Titled “Life as a Private: A Study of the Motivations and Experiences of Junior Enlisted Personnel in the U.S. Army,” the report is the result of a request by the U.S. Army Recruiting Command in an effort to better understand the reasons people join the Army and how the experience compares with expectations. The study sample included 81 soldiers in the ranks of private to corporal, with the majority in the rank of private first class.
While the importance of family was a recurring theme among the soldiers interviewed, the study’s authors also found that “a call to serve and perceptions of honor were intermixed with desire for new adventures and considered calculations of benefits and steady paychecks.”

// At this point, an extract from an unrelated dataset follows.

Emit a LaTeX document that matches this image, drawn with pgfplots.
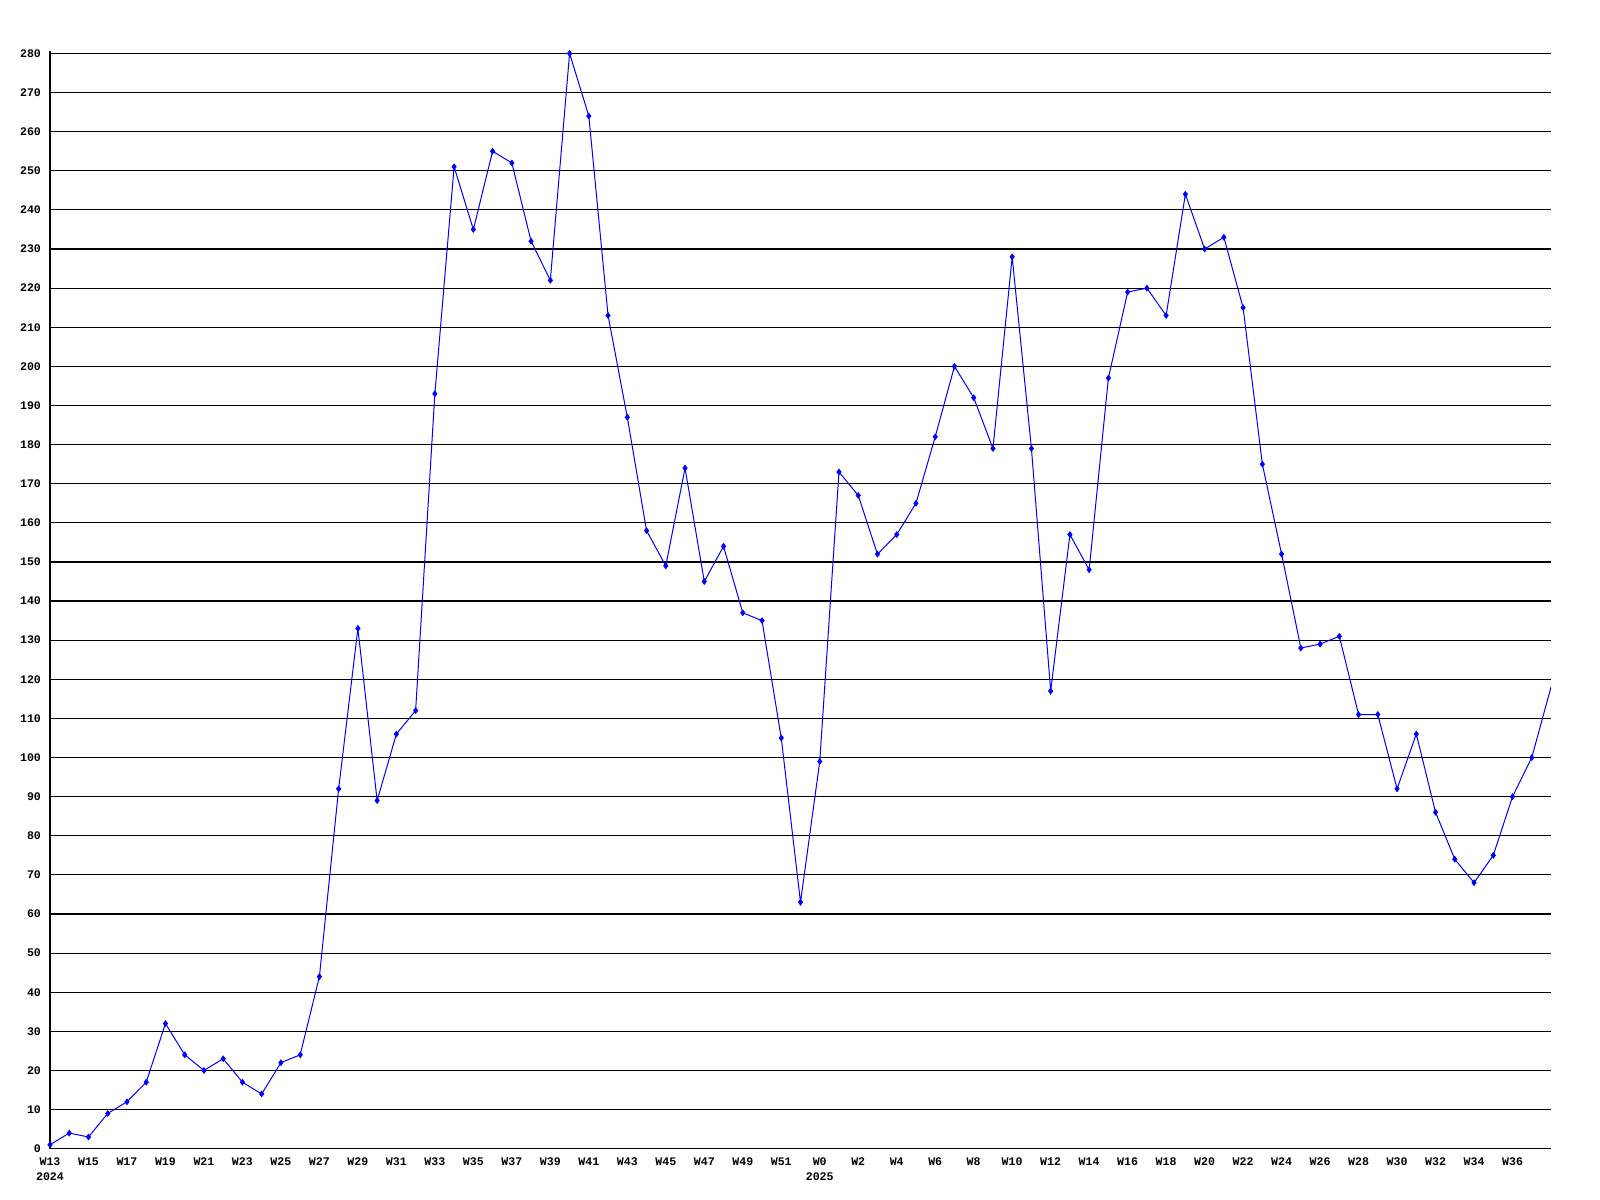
\documentclass[border=0pt]{standalone}
\usepackage{fontspec}
\setmainfont{Liberation Mono}
\usepackage{pgfplots}
\pgfplotsset{compat=1.18}
\begin{document}
\begin{tikzpicture}
\path[use as bounding box] (-25pt,-25.5pt) rectangle (775pt,574.35pt);
\begin{axis}[
  at={(0,0)}, anchor=south west,
  scale only axis, width=750.5pt, height=549pt,
  xmin=0, xmax=78, ymin=0, ymax=280.7,
  axis lines*=left, axis line style={-, black, line width=0.6pt},
  ymajorgrids, grid style={black, line width=0.6pt},
  major tick length=0pt,
  ytick={0,10,...,280},
  xtick={0,2,...,76},
  xticklabels={W13,W15,W17,W19,W21,W23,W25,W27,W29,W31,W33,W35,W37,W39,W41,W43,W45,W47,W49,W51,W0,W2,W4,W6,W8,W10,W12,W14,W16,W18,W20,W22,W24,W26,W28,W30,W32,W34,W36},
  extra x ticks={0,40}, extra x tick labels={\strut\\2024,\strut\\2025},
  extra x tick style={xticklabel style={yshift=2pt}},
  /pgf/number format/assume math mode=true,
  tick label style={font=\fontsize{5.8}{8}\selectfont\bfseries},
  xticklabel style={align=center, yshift=-1pt},
  yticklabel style={xshift=-1pt},
  clip=true,
]
\addplot[blue, line width=0.5pt, no marks] coordinates {
(0,1)(1,4)(2,3)(3,9)(4,12)(5,17)(6,32)(7,24)(8,20)(9,23)
(10,17)(11,14)(12,22)(13,24)(14,44)(15,92)(16,133)(17,89)(18,106)(19,112)
(20,193)(21,251)(22,235)(23,255)(24,252)(25,232)(26,222)(27,280)(28,264)(29,213)
(30,187)(31,158)(32,149)(33,174)(34,145)(35,154)(36,137)(37,135)(38,105)(39,63)
(40,99)(41,173)(42,167)(43,152)(44,157)(45,165)(46,182)(47,200)(48,192)(49,179)
(50,228)(51,179)(52,117)(53,157)(54,148)(55,197)(56,219)(57,220)(58,213)(59,244)
(60,230)(61,233)(62,215)(63,175)(64,152)(65,128)(66,129)(67,131)(68,111)(69,111)
(70,92)(71,106)(72,86)(73,74)(74,68)(75,75)(76,90)(77,100)(78,118)
};
\addplot[blue, only marks, mark=diamond*, mark size=1.4pt] coordinates {
(0,1)(1,4)(2,3)(3,9)(4,12)(5,17)(6,32)(7,24)(8,20)(9,23)
(10,17)(11,14)(12,22)(13,24)(14,44)(15,92)(16,133)(17,89)(18,106)(19,112)
(20,193)(21,251)(22,235)(23,255)(24,252)(25,232)(26,222)(27,280)(28,264)(29,213)
(30,187)(31,158)(32,149)(33,174)(34,145)(35,154)(36,137)(37,135)(38,105)(39,63)
(40,99)(41,173)(42,167)(43,152)(44,157)(45,165)(46,182)(47,200)(48,192)(49,179)
(50,228)(51,179)(52,117)(53,157)(54,148)(55,197)(56,219)(57,220)(58,213)(59,244)
(60,230)(61,233)(62,215)(63,175)(64,152)(65,128)(66,129)(67,131)(68,111)(69,111)
(70,92)(71,106)(72,86)(73,74)(74,68)(75,75)(76,90)(77,100)
};
\end{axis}
\end{tikzpicture}
\end{document}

Junior enlisted soldiers in general said they were satisfied with Army life, acknowledged the benefits of being in the Army, and reported that leadership and peer bonds play an important positive role in the overall experience. Some complained they weren’t doing the job they were trained for, weren’t spending enough time in the field, were bored or were doing tasks unrelated to their jobs. The report states that while some recruiters represented the experience on target, others created unrealistically high expectations of soldier life.
Among the recommendations put forth by the authors are highlighting social bonds in re-enlistment efforts; ensuring recruiters accurately represent jobs; offering incentives for first-term soldiers who recruit their friends and peers; providing accurate information about installations and units; building in parental support; and helping leaders engage soldiers in relevant tasks that use their time more effectively.